Consumer liability reduced

Within the payment system there is always a chance that a payment will not be executed or will be executed incorrectly or that unauthorized transactions will take place. The PSD1 already stipulates that if third parties are used to place a payment order, the liability for the incorrect transaction lies with this payment service provider.

Third payment service provider, called PISP (Payment Initiation Service Provider)

The PSD2 has built on this, among other things by formalizing the role of a third-party payment service provider (the ‘PISP’). It has been stated that if the third payment service provider is responsible for the incorrect execution of the payment transaction, the PISP must immediately and fully compensate the account manager (the ‘Account Servicing PSP’), unless the PISP can prove that the AS PSP has received the correct payment order. The consumer thus remains free of any user risk. It should be noted, however, that if the payer himself has acted fraudulently or negligently, the liability is still placed with the payer. The payment service provider (the ‘PSP’), or if applicable the PISP, must provide additional evidence to this effect.
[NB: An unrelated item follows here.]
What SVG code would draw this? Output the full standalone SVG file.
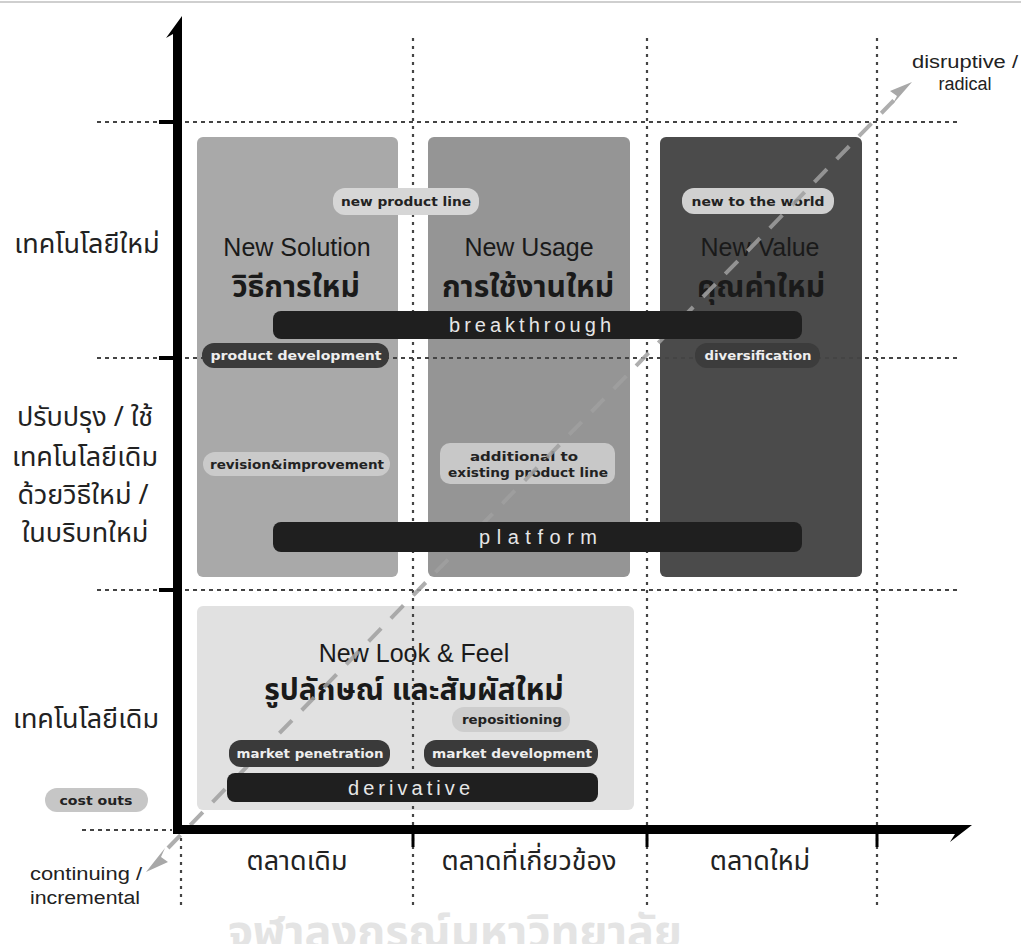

Because not all organizations involved in payment processes that are actually covered by the PSD2 (for example, exempt telecom providers), the ‘exempt’ services also opted for a stronger limitation of the maximum liability for consumers, as well as for limiting the type services to which the exemption applies. The exemption only applies to the purchase of digital content and the value of a single payment transaction may not exceed €50. The cumulative value of the payment transactions may not exceed €300 per billing month.


The liability of the consumer has also been changed with regard to the loss or theft of a payment instrument (for example a bank card). The maximum amount has been reduced to €50 and the consumer is now also exempt from liability if the loss, theft or unauthorized use could not have been determined by the payer before a payment was made.

Finally, the PSD2 states that the payer is not liable for any loss if the PSP does not require strong customer authentication for a payment, provided that the payer has not committed any fraud. This has consequences, for example, for payments via a smartphone or tablet with only a pin code to a beneficiary that is not in the list of trusted beneficiaries. There is no strong authentication here and therefore any damage will always have to be fully reimbursed by the bank.